The issue essentially is on class `org.apache.camel.component.aws2.s3.AWS2S3Endpoint` in between lines 169 to 178 and lines 201 to 212.

The logic on lines 169 to 178 there is:

if the parameter `includeBody` is true it will consume the S3 stream into the memory which is no ideal for large files.
if the parameter `includeBody` is false it won't consume the S3 stream however the S3 stream will be lost, I couldn't find any other way to access it therefore the S3 is open for nothing on this case. This doesn't seem reasonable as well.
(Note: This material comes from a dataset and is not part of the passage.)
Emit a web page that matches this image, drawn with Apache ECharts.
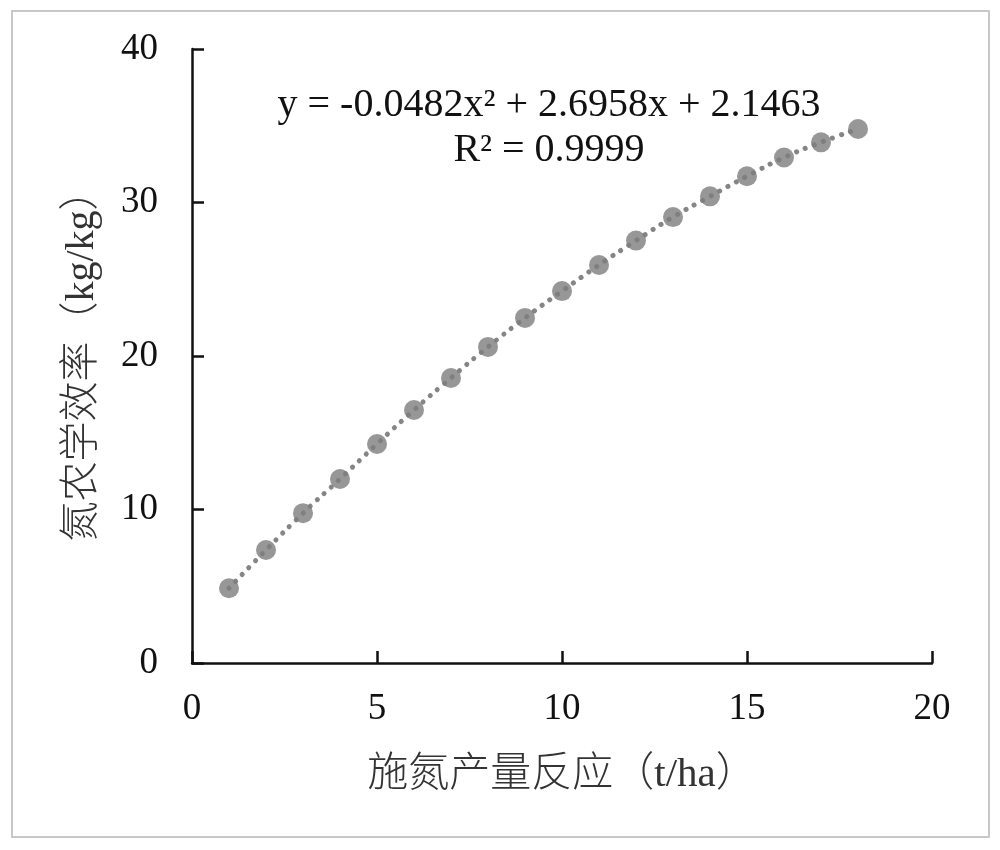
<!DOCTYPE html>
<html>
<head>
<meta charset="utf-8">
<script src="https://cdn.jsdelivr.net/npm/echarts@6/dist/echarts.min.js"></script>
<style>
  html, body { margin: 0; padding: 0; background: #fff; }
  #chart { width: 1000px; height: 850px; }
</style>
</head>
<body>
<div id="chart"></div>
<script>
// nitrogen yield response (t/ha) vs agronomic efficiency (kg/kg)
const xValues = [1, 2, 3, 4, 5, 6, 7, 8, 9, 10, 11, 12, 13, 14, 15, 16, 17, 18]
const yValues = [4.87, 7.36, 9.76, 11.99, 14.27, 16.48, 18.57, 20.59, 22.48, 24.23, 25.93, 27.52, 29.05, 30.4, 31.71, 32.93, 33.92, 34.79]
const equationText = 'y = -0.0482x² + 2.6958x + 2.1463'
const r2Text = 'R² = 0.9999'
const xTitle = '施氮产量反应（t/ha）'
const yTitle = '氮农学效率（kg/kg）'

const points = xValues.map((x, i) => [x, yValues[i]])
const serif = '"Liberation Serif", "Times New Roman", "Noto Sans CJK SC", serif'
const cjk = '"Liberation Serif", "Noto Sans CJK SC", serif'

const chart = echarts.init(document.getElementById('chart'), null, { renderer: 'canvas' })

const axisCommon = {
  axisLine: { show: true, onZero: false, lineStyle: { color: '#111', width: 2.5 } },
  axisTick: { show: true, inside: true, length: 12, lineStyle: { color: '#111', width: 2.5 } },
  splitLine: { show: false },
  axisLabel: { color: '#111', fontFamily: serif, fontSize: 37 }
}

chart.setOption({
  animation: false,
  backgroundColor: '#fff',
  grid: { left: 192, top: 49, width: 740, height: 614 },
  xAxis: {
    ...axisCommon,
    type: 'value',
    min: 0,
    max: 20,
    interval: 5,
    axisLabel: { ...axisCommon.axisLabel, margin: 28 },
    name: xTitle,
    nameLocation: 'middle',
    nameGap: 92,
    nameTextStyle: { color: '#333', fontFamily: cjk, fontSize: 41, fontWeight: 300 }
  },
  yAxis: {
    ...axisCommon,
    type: 'value',
    min: 0,
    max: 40,
    interval: 10,
    axisLabel: { ...axisCommon.axisLabel, margin: 34 },
    name: yTitle,
    nameLocation: 'middle',
    nameGap: 90,
    nameTextStyle: { color: '#333', fontFamily: cjk, fontSize: 40, fontWeight: 300 }
  },
  graphic: [
    {
      type: 'rect',
      shape: { x: 12, y: 11, width: 977, height: 826 },
      style: { fill: 'none', stroke: '#c8c8c8', lineWidth: 2 },
      silent: true
    },
    {
      type: 'text',
      x: 549,
      y: 128,
      style: {
        text: equationText + '\n' + r2Text,
        font: '40px ' + serif,
        fill: '#111',
        align: 'center',
        verticalAlign: 'middle',
        lineHeight: 45
      }
    }
  ],
  series: [
    {
      type: 'line',
      data: points,
      smooth: true,
      showSymbol: false,
      lineStyle: { color: '#858585', width: 5, type: [0.1, 9.5], cap: 'round' },
      z: 1
    },
    {
      type: 'scatter',
      data: points,
      symbol: 'circle',
      symbolSize: 20,
      itemStyle: { color: '#7d7d7d' },
      z: 2
    }
  ]
})
</script>
</body>
</html>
I think the S3 stream should be put in the `body` raw so the next component in the pipeline can consume it.

The logic on lines 201 to 212 is:

if the parameter `includeBody` is false it surprisingly close the S3 input stream confirming that there will be no way to consume it afterwards.
if the parameter `includeBody` is true the S3 input stream will be left open however there is way to access it as it is created on line 77 of `org.apache.camel.component.aws2.s3.AWS2S3Consumer` and afterwards if not included in the body it get lost.

The ideal behaviour I think would be:

if `includedBody` is true then consume S3 input stream into the memory, save it in the body and close it.
if `includeBody` is false then put the raw S3 input stream in the body and don't close it.
if `autoCloseBody` is true then schedule the S3 input stream closing for when exchange is finished.
if `autoCloseBody` is false then leave to caller to close it which I'm not sure how this can be done in the current implementation.